Заглядывая в лицо Дебби в видениях Извне, Чонса видела свой приговор. С малых лет она знала, что сила сведет её с ума, слишком великая и ужасная для слабого человеческого мозга.
Заглядывая в глаза Дебби, она видела свои — цвета тины на северных болотах. И от этого ей было очень страшно.
Времени прошло слишком много, и теперь его не осталось ни на отдых, ни на обед. Чонсе предстояло вести поиски пропавшей, а она уже чувствовала себя выпотрошенной: не так просто войти в закрытый мощами монастырь, даже Извне. К счастью, он был единственным святым местом во всей округе, что звалась Лимским наводьем. Стоило им спуститься обратно к Рейли, Шестипалая почувствовала себя лучше. В деревне царило оживление. Дети, вопреки зарокам матерей, бежали следом, улюлюкая и бросаясь с криком врассыпную, когда Джо раздраженно оглядывался.
— Мелкие засранцы, — рычал он. От голода Джолант становился неистовым, как медведь-шатун. Брок добродушно хмыкнул:
— Всего лишь дети. Ты был таким же.
Чонса навострила уши: Брок редко бывал миролюбив и еще реже говорил о личном. За все время совместных путешествий малефика узнала о спутниках всего ничего: Броку шестьдесят три, он самый старый ключник во всем Бринморе, а у Джоланта аллергия на орехи. Старик был ветераном Шорской войны, как и Чонса, и пережил дюжину малефиков. У Джоланта она была первой, и это породило множество шуток с её стороны.
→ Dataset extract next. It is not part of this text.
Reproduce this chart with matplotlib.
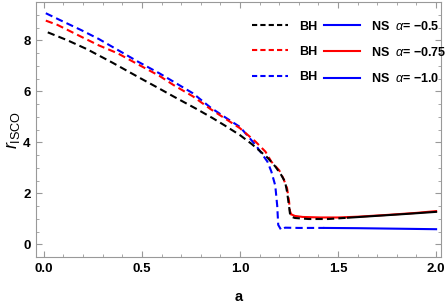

Она предполагала, что Колючка — девственник.
Колючка предполагал, что ей к лицу будет камень на шее и объятья сточной канавы.
Брок предполагал, что им надо снять комнату.
Увы, Джолант не стал поддерживать ностальгию Брока. Он ускорил шаг и поравнялся с Чонсой.
— Ты как? — негромко спросил он.
Отвратительно. Снег прекратился, начал таять и скользить под ватными ногами. Вокруг все было такое белое и слепящее глаза, что взгляду негде было отдохнуть — облепленные белым деревья, обсыпанные белым горшки на оградках, даже небо и то белое. Скорее бы стемнело!